Press releases
Death penalty: Texas man to be executed for crime he did not commit
State’s ‘law of parties’ condemned and clemency call
Amnesty International is calling for clemency for a man in Texas who is facing execution on Thursday (30 August) for a crime he did not commit.
Amnesty International’s members are sending “urgent action” appeals to the Texas paroles board and the state governor in a bid to avert the execution.
The 30-year old man, Kenneth Foster, is set to be executed for a murder actually carried out by another man in 1996. Under a controversial Texan law that can make an associate of a perpetrator co-responsible - the “law of parties” - Mr Foster has been found guilty of a capital crime and condemned to death.

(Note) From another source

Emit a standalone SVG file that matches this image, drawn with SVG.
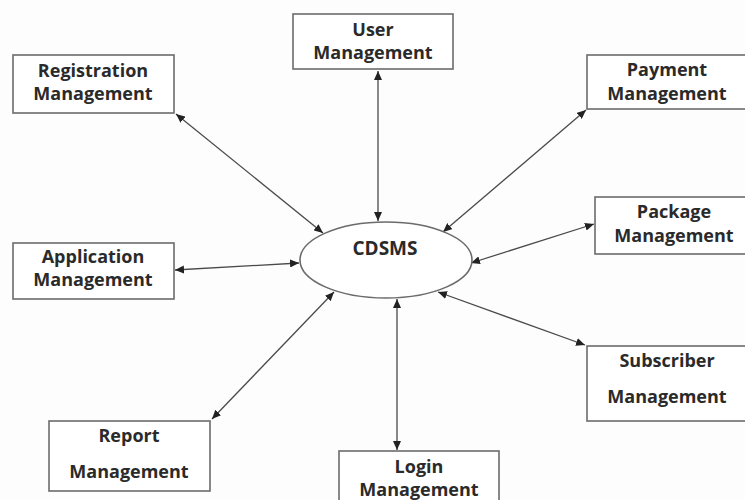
<svg xmlns="http://www.w3.org/2000/svg" width="745" height="500" viewBox="0 0 745 500">
  <style>
    .box { fill: #ffffff; stroke: #6b6b6b; stroke-width: 1.6; }
    .ell { fill: #ffffff; stroke: #6b6b6b; stroke-width: 1.6; }
    .lbl { font-family: "Open Sans", "Liberation Sans", sans-serif; font-weight: bold; font-size: 18px; fill: #2a2a2a; text-anchor: middle; }
    .big { font-size: 19px; }
    .con { stroke: #4a4a4a; stroke-width: 1.3; fill: none; marker-start: url(#ah); marker-end: url(#ah); }
  </style>
  <defs>
    <marker id="ah" markerUnits="userSpaceOnUse" markerWidth="10" markerHeight="8" refX="9" refY="4" orient="auto-start-reverse">
      <path d="M0,0 L9,4 L0,8 Z" fill="#222"/>
    </marker>
  </defs>
  <rect width="745" height="500" fill="#fdfdfd"/>

  <g id="connectors">
    <line class="con" x1="378" y1="71" x2="378" y2="221"/>
    <line class="con" x1="176" y1="114" x2="323" y2="233"/>
    <line class="con" x1="586" y1="110" x2="443" y2="232"/>
    <line class="con" x1="594" y1="224" x2="471" y2="263"/>
    <line class="con" x1="175" y1="270" x2="299" y2="263"/>
    <line class="con" x1="212" y1="419" x2="334" y2="292"/>
    <line class="con" x1="397" y1="299" x2="397" y2="450"/>
    <line class="con" x1="438" y1="292" x2="585" y2="345"/>
  </g>

  <g id="cdsms">
    <ellipse class="ell" cx="386" cy="260" rx="86" ry="38"/>
    <text class="lbl big" x="385" y="255">CDSMS</text>
  </g>

  <g id="user">
    <rect class="box" x="293" y="14" width="160" height="55"/>
    <text class="lbl" x="373" y="36">User</text>
    <text class="lbl" x="373" y="59">Management</text>
  </g>

  <g id="registration">
    <rect class="box" x="13" y="55" width="161" height="58"/>
    <text class="lbl" x="93" y="77">Registration</text>
    <text class="lbl" x="93" y="100">Management</text>
  </g>

  <g id="payment">
    <rect class="box" x="587" y="55" width="160" height="54"/>
    <text class="lbl" x="667" y="76">Payment</text>
    <text class="lbl" x="667" y="100">Management</text>
  </g>

  <g id="package">
    <rect class="box" x="595" y="197" width="152" height="57"/>
    <text class="lbl" x="674" y="218">Package</text>
    <text class="lbl" x="674" y="242">Management</text>
  </g>

  <g id="application">
    <rect class="box" x="13" y="243" width="161" height="56"/>
    <text class="lbl" x="93" y="263">Application</text>
    <text class="lbl" x="93" y="286">Management</text>
  </g>

  <g id="report">
    <rect class="box" x="49" y="421" width="161" height="70"/>
    <text class="lbl" x="129" y="442">Report</text>
    <text class="lbl" x="129" y="478">Management</text>
  </g>

  <g id="subscriber">
    <rect class="box" x="587" y="346" width="160" height="75"/>
    <text class="lbl" x="667" y="367">Subscriber</text>
    <text class="lbl" x="667" y="403">Management</text>
  </g>

  <g id="login">
    <rect class="box" x="339" y="451" width="160" height="55"/>
    <text class="lbl" x="419" y="473">Login</text>
    <text class="lbl" x="419" y="496">Management</text>
  </g>
</svg>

In August 1996 Foster’s associate Mauriceo Brown killed a man - Michael LaHood - in what appears to have been a spontaneous attack outside LaHood’s house in San Antonio, Texas. When LaHood was killed Foster was sitting in a car some 30 metres away - but prosecutors have said that he was in a conspiracy with the perpetrator to commit the crime and therefore deserves a death sentence.
Mauriceo Brown was executed last year, one of 53 executions in the USA in 2006. Last week Texas executed its 400th prisoner since it resumed capital punishment in 1982.
Amnesty International UK Director Kate Allen said:
“With the death penalty there is always an unacceptable risk of executing an innocent person, and in Kenneth Foster’s case we have a shocking situation of a man set to be executed for a crime he literally did not commit.
“We are urging the Texas board of pardons and paroles to recommend clemency and for governor Rick Perry to similarly accept that there are compelling reasons for halting Mr Foster’s execution.”
Kenneth Foster has never denied being part of a group of four men - himself, Brown, and two other men, DeWayne Dillard, Julius Steen - which had committed two robberies on 14 August 1996. However, comments from Julius Steen about his supposed anticipation of the final fatal robbery were used by the prosecution to convince the court that Foster must also have had foreknowledge of the intent to commit robbery in this case. Steen has since clarified his trial statements, saying there “was no agreement” between the men about the robbery and killing of LaHood and that the group was heading home many hours after the earlier crimes.
The USA one of the highest executions rates in the world. Since the country resumed executions in 1977, over 1,000 prisoners have been executed.